The greatest single “change in circumstance” demanding new laws, in the centuries since Machiavelli, has been the rise of science. Science is itself a body of laws; laws of nature, and also laws governing scientific conduct. Both derive their force from consultation in the community.
It is sometimes overlooked that the power of science comes from debate — that science is grounded in democracy. There is a caricature of science as being comprised of a catalogue of facts. If this were the case there would be no need for the scientific meetings, since we would not need to debate. Facts would be transmitted online to a central location where they would trigger a round of applause.
But that is not our experience of scientific meetings. Rather than using them to state facts, we advance propositions. As with evidence in court, these are tested in cross-examination before a jury of our peers.
Truths established in this fashion can subsequently be overthrown by a higher court. Indeed, on examination the new laws of science often turn out to be approximations. This serves as a reminder that the Creator did not originate them; human beings did. Human constructs though they are, they give evidence of their power by opening a Pandora’s box of possibilities.

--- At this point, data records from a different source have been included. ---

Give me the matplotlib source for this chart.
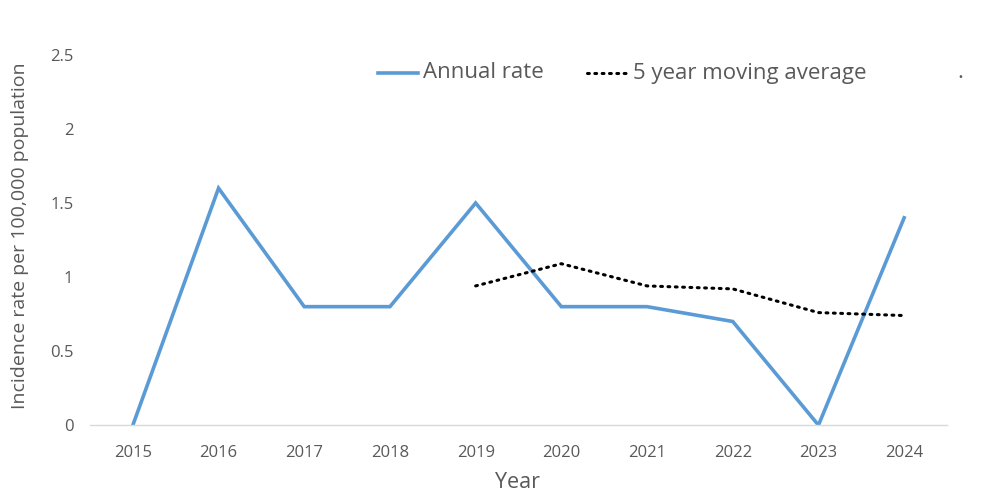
import matplotlib
matplotlib.use("Agg")
import matplotlib.pyplot as plt
from matplotlib.lines import Line2D

years = ["2015", "2016", "2017", "2018", "2019", "2020", "2021", "2022", "2023", "2024"]
annual_rate = [0, 1.6, 0.8, 0.8, 1.5, 0.8, 0.8, 0.7, 0, 1.4]
ma_years = ["2019", "2020", "2021", "2022", "2023", "2024"]
moving_avg = [0.94, 1.09, 0.94, 0.92, 0.76, 0.74]
yticks = [0, 0.5, 1, 1.5, 2, 2.5]
ytick_labels = ["0", "0.5", "1", "1.5", "2", "2.5"]

plt.rcParams['font.family'] = ['Open Sans', 'DejaVu Sans']
grey = "#595959"
blue = "#5B9BD5"

fig = plt.figure(figsize=(10, 4.99), dpi=100)
ax = fig.add_axes([0.09, 0.148, 0.857, 0.742])

x = list(range(len(years)))
ma_x = [years.index(y) for y in ma_years]
ax.plot(x, annual_rate, color=blue, lw=2.6, solid_joinstyle='miter')
ax.plot(ma_x, moving_avg, color='black', lw=2.2, linestyle=(0, (0.6, 1.8)), dash_capstyle='round')

ax.set_xlim(-0.5, len(years) - 0.5)
ax.set_ylim(0, 2.5)
ax.set_xticks(x)
ax.set_xticklabels(years, fontsize=12, color=grey)
ax.set_yticks(yticks)
ax.set_yticklabels(ytick_labels, fontsize=12, color=grey)
ax.tick_params(axis='both', length=0)
ax.tick_params(axis='x', pad=14)
ax.tick_params(axis='y', pad=12)
for s in ['top', 'right', 'left']:
    ax.spines[s].set_visible(False)
ax.spines['bottom'].set_color('#D9D9D9')
ax.spines['bottom'].set_linewidth(1)

ax.set_xlabel("Year", fontsize=15.5, color=grey, va='center')
ax.xaxis.set_label_coords(0.4994, -0.154)
ax.set_ylabel("Incidence rate per 100,000 population", fontsize=14, color=grey, va='center')
ax.yaxis.set_label_coords(-0.0817, 0.513)

# legend drawn manually
ly = 1 - 73 / 499
fig.add_artist(Line2D([0.378, 0.418], [ly, ly], color=blue, lw=2.6, transform=fig.transFigure))
fig.text(0.423, ly, "Annual rate", fontsize=16, color=grey, va='center', ha='left')
fig.add_artist(Line2D([0.587, 0.628], [ly, ly], color='black', lw=2.2, linestyle=(0, (0.6, 1.8)),
                      dash_capstyle='round', transform=fig.transFigure))
fig.text(0.633, ly, "5 year moving average", fontsize=16, color=grey, va='center', ha='left')
fig.text(0.957, ly, ".", fontsize=16, color=grey, va='center', ha='left')

fig.savefig("out.png", dpi=100)
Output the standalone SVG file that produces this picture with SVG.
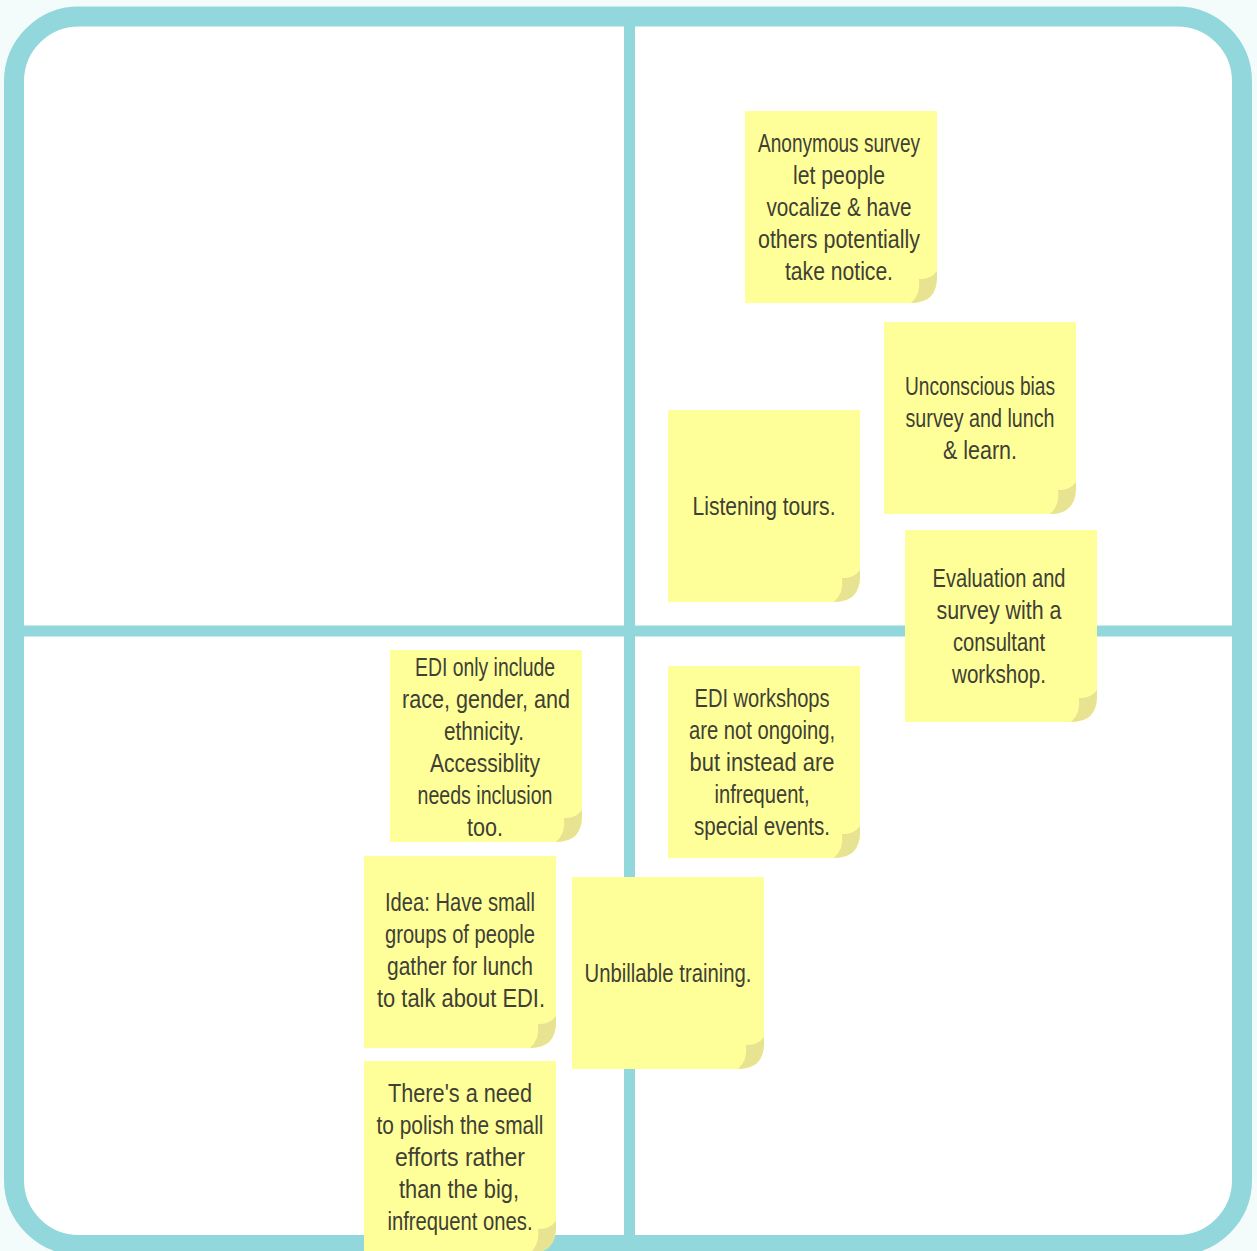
<svg xmlns="http://www.w3.org/2000/svg" xmlns:xlink="http://www.w3.org/1999/xlink" width="1257" height="1251" viewBox="0 0 1257 1251">
<style>
.note-body{fill:#ffff99;}
.note-curl{fill:#e7e391;}
.note-text{font-family:"Liberation Sans",Arial,sans-serif;font-size:26px;fill:#404035;text-anchor:middle;}
.frame{fill:#ffffff;stroke:#92d7dc;stroke-width:20;}
.divider{stroke:#92d7dc;stroke-width:11;fill:none;}
</style>
<defs>
<path id="body" d="M0,0 H192 V166 Q192,192 166,192 H0 Z"/>
<path id="curl" d="M192,160 Q185,169 174,168 Q176,183 166,192 Q192,192 192,166 Z"/>
</defs>
<rect x="0" y="0" width="1257" height="1251" fill="#f3fbfb"/>
<g id="board">
<rect class="frame" x="14" y="16.5" width="1228" height="1228.5" rx="65" ry="65"/>
<line class="divider" x1="629.5" y1="26" x2="629.5" y2="1236"/>
<line class="divider" x1="24" y1="631" x2="1232" y2="631"/>
</g>
<g id="connectors"/>
<g id="note-anonymous">
<use href="#body" class="note-body" x="745" y="111"/>
<use href="#curl" class="note-curl" x="745" y="111"/>
<text class="note-text" x="839" y="152" textLength="162" lengthAdjust="spacingAndGlyphs">Anonymous survey</text>
<text class="note-text" x="839" y="184" textLength="92" lengthAdjust="spacingAndGlyphs">let people</text>
<text class="note-text" x="839" y="216" textLength="145" lengthAdjust="spacingAndGlyphs">vocalize &amp; have</text>
<text class="note-text" x="839" y="248" textLength="162" lengthAdjust="spacingAndGlyphs">others potentially</text>
<text class="note-text" x="839" y="280" textLength="108" lengthAdjust="spacingAndGlyphs">take notice.</text>
</g>
<g id="note-unconscious">
<use href="#body" class="note-body" x="884" y="322"/>
<use href="#curl" class="note-curl" x="884" y="322"/>
<text class="note-text" x="980" y="395" textLength="150" lengthAdjust="spacingAndGlyphs">Unconscious bias</text>
<text class="note-text" x="980" y="427" textLength="149" lengthAdjust="spacingAndGlyphs">survey and lunch</text>
<text class="note-text" x="980" y="459" textLength="74" lengthAdjust="spacingAndGlyphs">&amp; learn.</text>
</g>
<g id="note-listening">
<use href="#body" class="note-body" x="668" y="410"/>
<use href="#curl" class="note-curl" x="668" y="410"/>
<text class="note-text" x="764" y="515" textLength="143" lengthAdjust="spacingAndGlyphs">Listening tours.</text>
</g>
<g id="note-evaluation">
<use href="#body" class="note-body" x="905" y="530"/>
<use href="#curl" class="note-curl" x="905" y="530"/>
<text class="note-text" x="999" y="587" textLength="133" lengthAdjust="spacingAndGlyphs">Evaluation and</text>
<text class="note-text" x="999" y="619" textLength="125" lengthAdjust="spacingAndGlyphs">survey with a</text>
<text class="note-text" x="999" y="651" textLength="92" lengthAdjust="spacingAndGlyphs">consultant</text>
<text class="note-text" x="999" y="683" textLength="94" lengthAdjust="spacingAndGlyphs">workshop.</text>
</g>
<g id="note-edi-only">
<use href="#body" class="note-body" x="390" y="650"/>
<use href="#curl" class="note-curl" x="390" y="650"/>
<text class="note-text" x="485" y="676" textLength="140" lengthAdjust="spacingAndGlyphs">EDI only include</text>
<text class="note-text" x="486" y="708" textLength="168" lengthAdjust="spacingAndGlyphs">race, gender, and</text>
<text class="note-text" x="484" y="740" textLength="80" lengthAdjust="spacingAndGlyphs">ethnicity.</text>
<text class="note-text" x="485" y="772" textLength="110" lengthAdjust="spacingAndGlyphs">Accessiblity</text>
<text class="note-text" x="485" y="804" textLength="135" lengthAdjust="spacingAndGlyphs">needs inclusion</text>
<text class="note-text" x="485" y="836" textLength="36" lengthAdjust="spacingAndGlyphs">too.</text>
</g>
<g id="note-edi-workshops">
<use href="#body" class="note-body" x="668" y="666"/>
<use href="#curl" class="note-curl" x="668" y="666"/>
<text class="note-text" x="762" y="707" textLength="135" lengthAdjust="spacingAndGlyphs">EDI workshops</text>
<text class="note-text" x="762" y="739" textLength="146" lengthAdjust="spacingAndGlyphs">are not ongoing,</text>
<text class="note-text" x="762" y="771" textLength="145" lengthAdjust="spacingAndGlyphs">but instead are</text>
<text class="note-text" x="762" y="803" textLength="95" lengthAdjust="spacingAndGlyphs">infrequent,</text>
<text class="note-text" x="762" y="835" textLength="136" lengthAdjust="spacingAndGlyphs">special events.</text>
</g>
<g id="note-idea">
<use href="#body" class="note-body" x="364" y="856"/>
<use href="#curl" class="note-curl" x="364" y="856"/>
<text class="note-text" x="460" y="911" textLength="150" lengthAdjust="spacingAndGlyphs">Idea: Have small</text>
<text class="note-text" x="460" y="943" textLength="150" lengthAdjust="spacingAndGlyphs">groups of people</text>
<text class="note-text" x="460" y="975" textLength="146" lengthAdjust="spacingAndGlyphs">gather for lunch</text>
<text class="note-text" x="461" y="1007" textLength="168" lengthAdjust="spacingAndGlyphs">to talk about EDI.</text>
</g>
<g id="note-unbillable">
<use href="#body" class="note-body" x="572" y="877"/>
<use href="#curl" class="note-curl" x="572" y="877"/>
<text class="note-text" x="668" y="982" textLength="167" lengthAdjust="spacingAndGlyphs">Unbillable training.</text>
</g>
<g id="note-polish">
<use href="#body" class="note-body" x="364" y="1061"/>
<use href="#curl" class="note-curl" x="364" y="1061"/>
<text class="note-text" x="460" y="1102" textLength="144" lengthAdjust="spacingAndGlyphs">There's a need</text>
<text class="note-text" x="460" y="1134" textLength="167" lengthAdjust="spacingAndGlyphs">to polish the small</text>
<text class="note-text" x="460" y="1166" textLength="130" lengthAdjust="spacingAndGlyphs">efforts rather</text>
<text class="note-text" x="459" y="1198" textLength="120" lengthAdjust="spacingAndGlyphs">than the big,</text>
<text class="note-text" x="460" y="1230" textLength="145" lengthAdjust="spacingAndGlyphs">infrequent ones.</text>
</g>
</svg>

Though today’s symposium meets in alarm because of the impact of science, science remains our greatest hope. This is not just because science marshals the power of reason, but because it does so in a civilised way.
We must hope that the same civilised approach can be employed to persuade a wider public of new truths. It is, in fact, our only hope. We cannot conduct ourselves on a crowded planet as we please; the economy will fail (as, to a degree, it has), the environment will fail (as it has begun to do) and the victims of both failures may, in desperation, take up arms. I ascribe to this last possibility the revival of concern over the spread of nuclear weapons.
There is serous talk today of a global bargain in which the nuclear “haves” renounce their weapons in order to delegitimise their possession. Being numerate, scientists should play a part in that debate, insisting on the difference between zero and a thousand. No one here, faced with the nightmares of weapons proliferation and climate change, doubts the imperative to regulate international behaviour. And no one, surely, thinks that we can do that simply by fiat. If we have learnt anything in recent times, it is the limits of power as an instrument of persuasion.
We will need, instead, to imitate the methods that science uses to legitimise its propositions. The task before us will be harder, since the community is wider. At times it will seem impossible — but we have experience of that, too, in science. Our fundamental beliefs — about matter, motion, life and the cosmos — have had to be revolutionised several times. Our community has emerged intact and strengthened.
At one time it would have been thought mistaken to suggest that scientists meddle in politics. Today it would be shameful to deny that they have this responsibility.
At the dawn of the atomic age, scientists began to emerge as a political force. In the early summer of 1945, in advance of the testing of the first atomic bomb, a group under the chairmanship of James Franck (a Nobel laureate) sent a “position paper” to the US Secretary of War, Henry Stimson. “In the past”, they said, “science has been able to provide new methods of protection against new weapons. Given the devastating power of nuclear weapons,” they continued, “this would no longer be the case in the future.”
These atomic scientists had correctly identified the central characteristic of the new age: the age of vulnerability. They went on in the same document to call for nothing less than a political re-organisation of the world, so that international agreements could supplant national defences. This came to be known as “collective security”.
The small group formulating that statement in Chicago may have felt no one was listening. If so, they were wrong, for there followed an avalanche of agreements bringing international law to centre stage.
This great transformation, in which scientists played a part, represents the world’s best hope for the future: the establishment of agreed laws which, by degrees, tie the hands of states and empower the international community.
Central was the adoption in that same year, 1945, of the UN Charter subjecting states to rules governing the initiation of war. The Charter took the logical further step of making it the responsibility of the UN to act on behalf of world peace.
This it does sporadically through bodies devoted to international justice, trade, banking, development, disarmament, peace-keeping, environment and human rights. Attempts are, of course, made to subvert this new order, but the international framework survives because the majority abhor a return to the jungle.
We seek visible and continuing progress to a new order, not Utopia. We have had enough Utopias, each more awful than the last. All have been based on a false notion of the incontrovertible nature of scientific proof; a misunderstanding that provided a perfect ground for tyranny. In fact, science persuades, it does not compel.
A paradox lies at the base of the gleaming edifice of science. Science’s greatest gift to civilisation is its acknowledgement of fallibility. Those of us who do science know full well that there are no final answers. There is only a creeping progress out of darkness into light.